**Request**
Return all the data below as it stands, minus the pictures.

**Data segment**
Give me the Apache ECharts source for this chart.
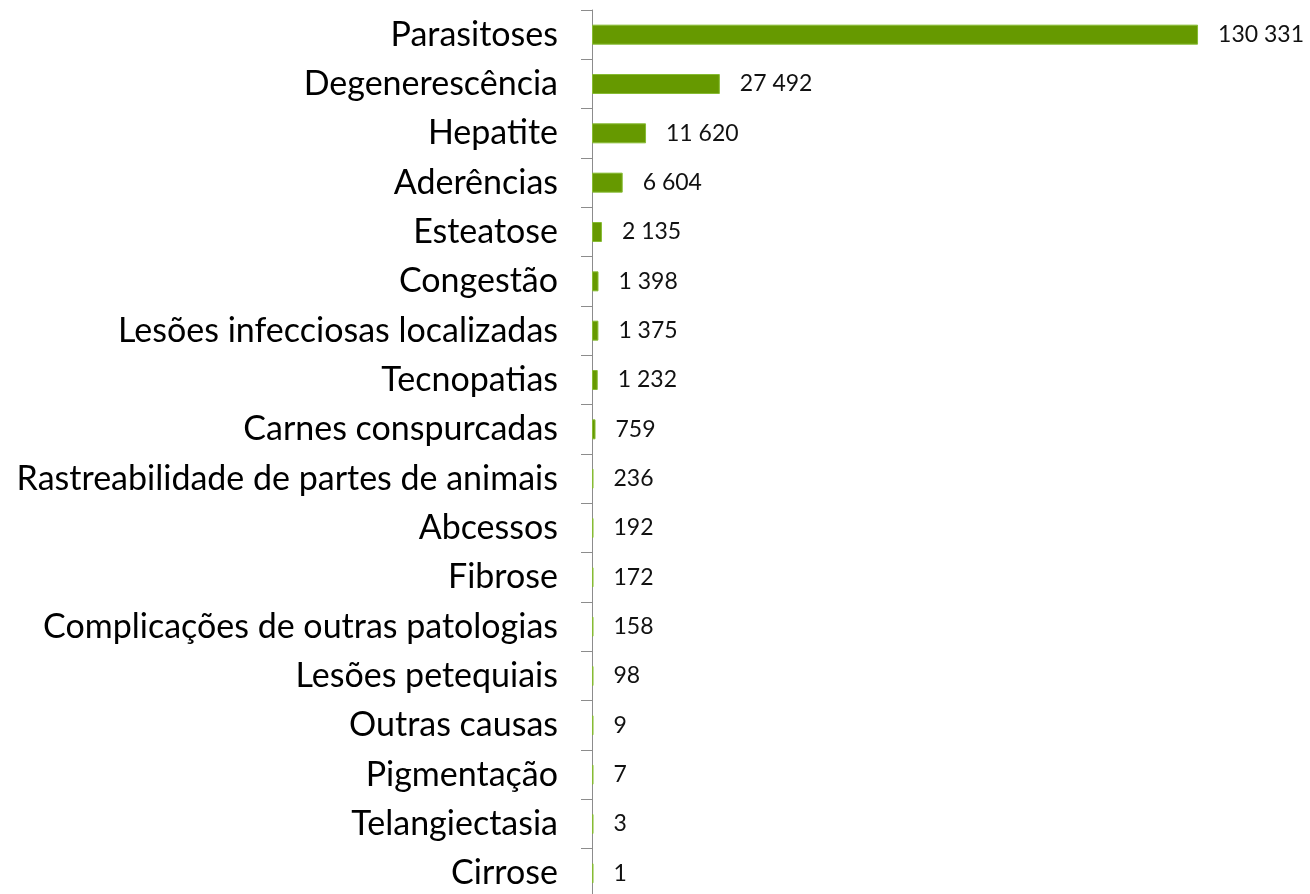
<!DOCTYPE html>
<html>
<head>
<meta charset="utf-8">
<script src="https://cdn.jsdelivr.net/npm/echarts@6/dist/echarts.min.js"></script>
<style>
  html, body { margin: 0; padding: 0; background: #fff; overflow: hidden; }
  #chart { width: 1310px; height: 900px; }
</style>
</head>
<body>
<div id="chart"></div>
<script>
const causes = [
  "Parasitoses", "Degenerescência", "Hepatite", "Aderências", "Esteatose",
  "Congestão", "Lesões infecciosas localizadas", "Tecnopatias", "Carnes conspurcadas",
  "Rastreabilidade de partes de animais", "Abcessos", "Fibrose",
  "Complicações de outras patologias", "Lesões petequiais", "Outras causas",
  "Pigmentação", "Telangiectasia", "Cirrose"
];
const counts = [
  130331, 27492, 11620, 6604, 2135, 1398, 1375, 1232, 759,
  236, 192, 172, 158, 98, 9, 7, 3, 1
];

function spaced(value) {
  return String(value).replace(/\B(?=(\d{3})+(?!\d))/g, " ");
}

// the plot runs a few pixels past the bottom of the window, like the original
const chart = echarts.init(document.getElementById("chart"));
chart.setOption({
  animation: false,
  grid: { left: 592, right: 67, top: 10, height: 888 },
  xAxis: {
    type: "value",
    min: 0,
    max: 140000,
    show: false,
  },
  yAxis: {
    type: "category",
    data: causes,
    inverse: true,
    axisLine: { show: true, lineStyle: { color: "#8c8c8c", width: 1 } },
    axisTick: { show: true, length: 11, lineStyle: { color: "#8c8c8c" } },
    axisLabel: {
      margin: 34,
      color: "#000",
      fontFamily: "Lato",
      fontSize: 34,
    },
  },
  series: [
    {
      type: "bar",
      data: counts,
      barWidth: 20,
      barMinHeight: 1.5,
      itemStyle: { color: "#669900", borderColor: "#86bb32", borderWidth: 1 },
      label: {
        show: true,
        position: "right",
        distance: 20,
        color: "#111",
        fontFamily: "Lato",
        fontSize: 23,
        formatter: (p) => spaced(p.value),
      },
    },
  ],
});
</script>
</body>
</html>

**Written reply**
Give me the Apache ECharts source for this chart.
<!DOCTYPE html>
<html>
<head>
<meta charset="utf-8">
<script src="https://cdn.jsdelivr.net/npm/echarts@6/dist/echarts.min.js"></script>
<style>
  html, body { margin: 0; padding: 0; background: #fff; overflow: hidden; }
  #chart { width: 1310px; height: 900px; }
</style>
</head>
<body>
<div id="chart"></div>
<script>
const causes = [
  "Parasitoses", "Degenerescência", "Hepatite", "Aderências", "Esteatose",
  "Congestão", "Lesões infecciosas localizadas", "Tecnopatias", "Carnes conspurcadas",
  "Rastreabilidade de partes de animais", "Abcessos", "Fibrose",
  "Complicações de outras patologias", "Lesões petequiais", "Outras causas",
  "Pigmentação", "Telangiectasia", "Cirrose"
];
const counts = [
  130331, 27492, 11620, 6604, 2135, 1398, 1375, 1232, 759,
  236, 192, 172, 158, 98, 9, 7, 3, 1
];

function spaced(value) {
  return String(value).replace(/\B(?=(\d{3})+(?!\d))/g, " ");
}

// the plot runs a few pixels past the bottom of the window, like the original
const chart = echarts.init(document.getElementById("chart"));
chart.setOption({
  animation: false,
  grid: { left: 592, right: 67, top: 10, height: 888 },
  xAxis: {
    type: "value",
    min: 0,
    max: 140000,
    show: false,
  },
  yAxis: {
    type: "category",
    data: causes,
    inverse: true,
    axisLine: { show: true, lineStyle: { color: "#8c8c8c", width: 1 } },
    axisTick: { show: true, length: 11, lineStyle: { color: "#8c8c8c" } },
    axisLabel: {
      margin: 34,
      color: "#000",
      fontFamily: "Lato",
      fontSize: 34,
    },
  },
  series: [
    {
      type: "bar",
      data: counts,
      barWidth: 20,
      barMinHeight: 1.5,
      itemStyle: { color: "#669900", borderColor: "#86bb32", borderWidth: 1 },
      label: {
        show: true,
        position: "right",
        distance: 20,
        color: "#111",
        fontFamily: "Lato",
        fontSize: 23,
        formatter: (p) => spaced(p.value),
      },
    },
  ],
});
</script>
</body>
</html>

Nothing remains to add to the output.